Sunday, June 3, 2018

The coffee house staff is so nice. — Anonymous Reviewer

Sunday, September 4, 2016

On Sunday, September 4, 2016, my daughter and I had lunch at The Hideaway Café, 200 North Braddock Street, in downtown Winchester, Virginia. It had opened earlier this year on March 20 in the lower level of the old post office building, across from Handley Library.

Hours are Sunday, 8:00 AM-5:00 PM; Tuesday-Thursday, 8:00 AM-5:00 PM; Friday & Saturday, 8:00 AM-9:00 PM. The phone number is 540-450-0799, and the Web site is www.hideawaycafeva.com. The Hideaway is also on Facebook.

The building has its own parking lot, accessible from either Piccadilly Street or Braddock Street, but it’s shared with other occupants. The Hideaway’s entrance is from the Braddock Street side, where the number 200 is displayed. It requires climbing six stone steps to reach the door, which is also shared with other occupants.

Turn to your left after entering the lobby; a calendar on the wall lists the monthly activity schedule for the Hideaway Café. Beyond that you will see the doorway for the Café on the lower level. As you come down the stairway you will note a miscellany of large black and white photos on the wall next to you. Here the floor is either marble or an imitation.

The main dining area near a counter in the back has a tiled floor and a black ceiling with exposed beams. Seating is by white wooden tables and chairs along the back wall, which has several fake windows.

Other tables are elsewhere in this area. An adjoining space has an imitation wood floor at a slight level above the other room. Here is casual seating with a sofa, easy chairs, tables, and an old upright piano in the corner.

There is no printed menu; the offerings of mostly beverages including tea, coffee, and espresso are displayed on a blackboard on the wall behind the counter where you place your order.

There are daily chef’s specials; those for today were buffalo chicken burrito, crab cake sandwich, roast beef wrap, and southwestern chicken salad. Other items are also available, such as a variety of bottled beverages.

My daughter and I both ordered the same; a crab cake sandwich and a kale and quinoa salad with pumpkin seeds, cranberries and pear vinaigrette, along with bottled beverages.

The crab cake in the sandwich was cold, which was made with a white bread that was sweet, and may have had been made with honey. It was the first time I had a salad that had kale as the greens, and it was good; I’d order it again.

There are gentlemen’s and ladies’ rest rooms under the stairway. That area has a sign with a message saying that, consistent with our safe space policy, gender diversity is welcome and respected here; all are welcome to use the rest room that best fits your identity.
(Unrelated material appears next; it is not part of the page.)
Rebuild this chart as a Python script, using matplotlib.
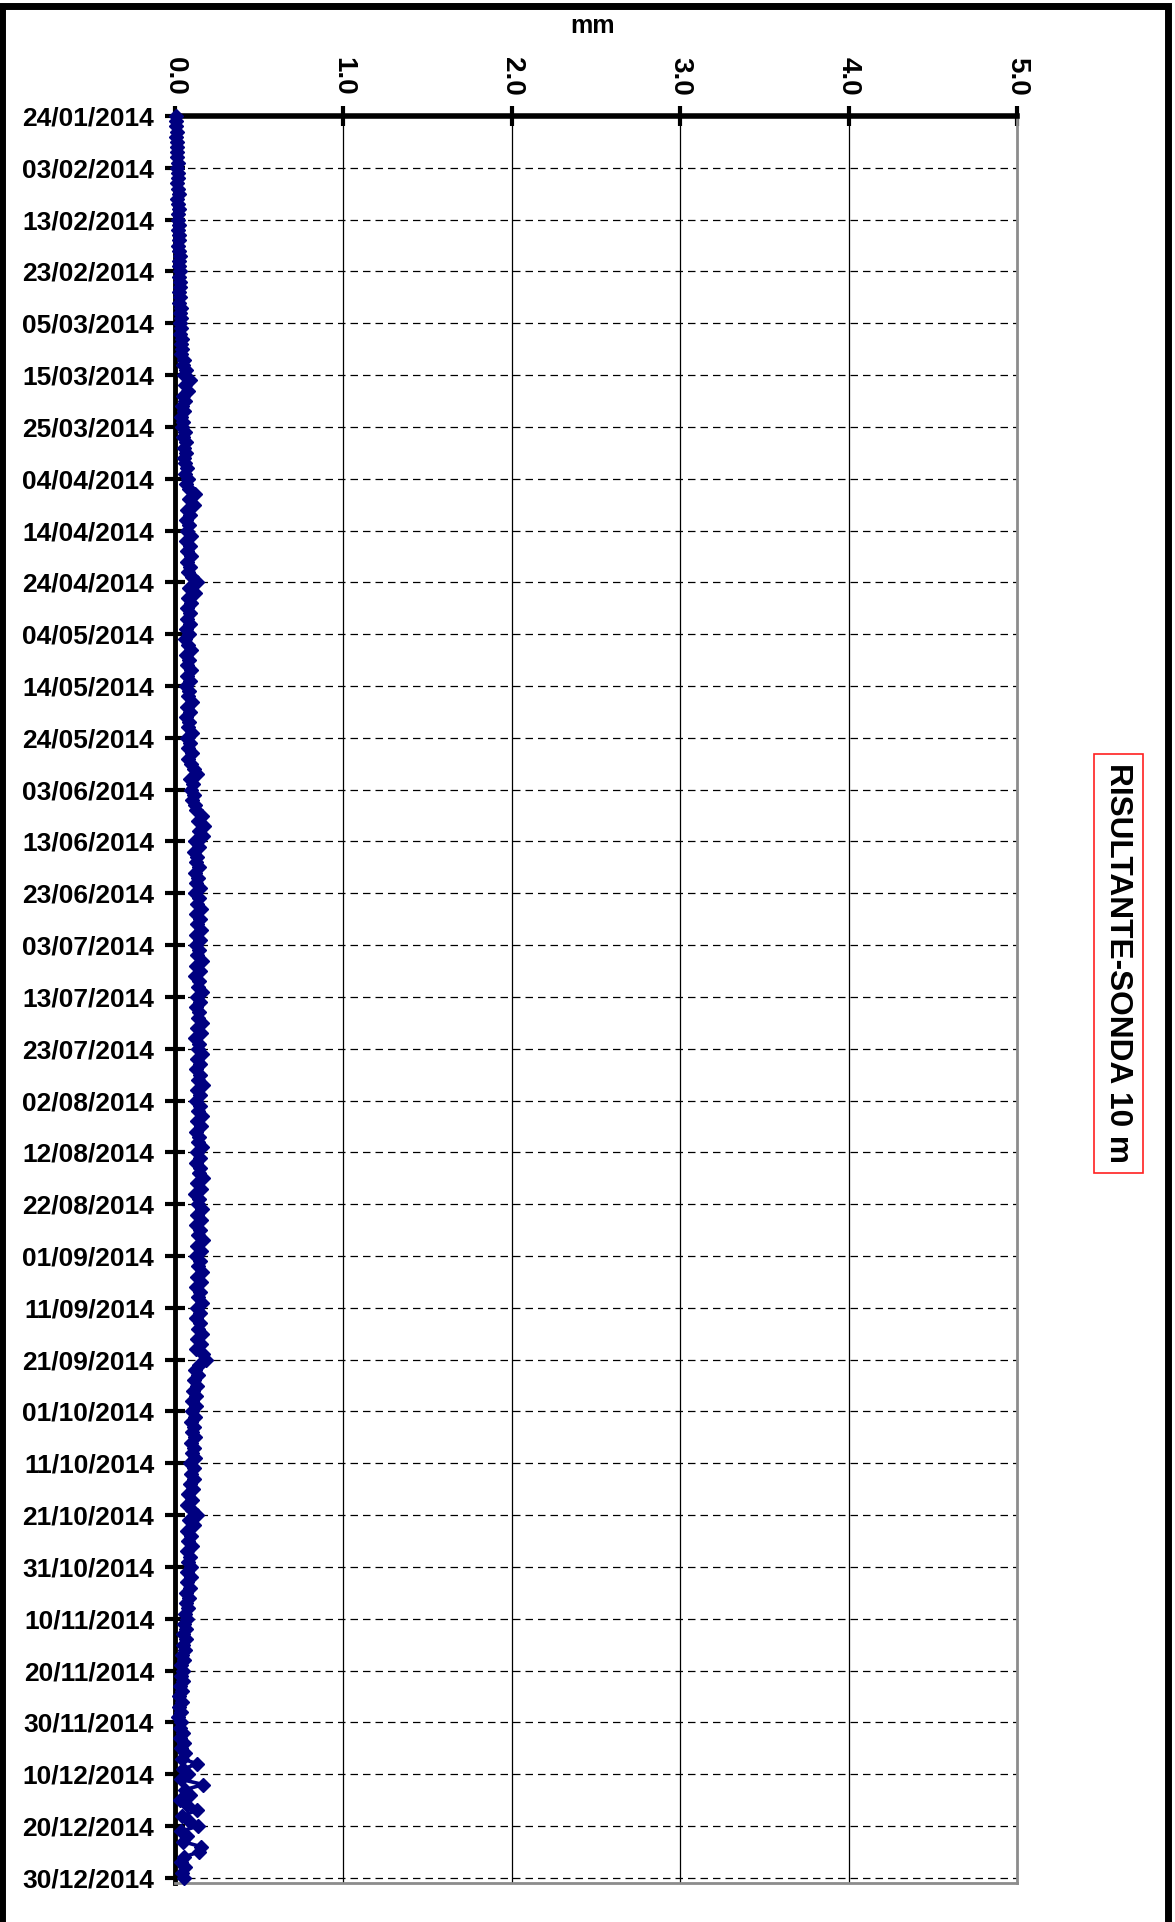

The Hideaway presents music programs on Saturdays from time to time. The EVENTS link on the Web page displays a calendar of activities for the current month. The maximum occupancy is 150 persons.

You should watch your step as you navigate between the several areas because there are slight differences between the floor levels that may cause problems for handicapped patrons.

At one time restaurateur George Sempeles operated an upscale dining establishment at this location, and called it the Old Post Office Restaurant. My wife and I enjoyed eating there for such special occasions as celebrating a birthday or an anniversary. It closed around 1997, or perhaps the previous year.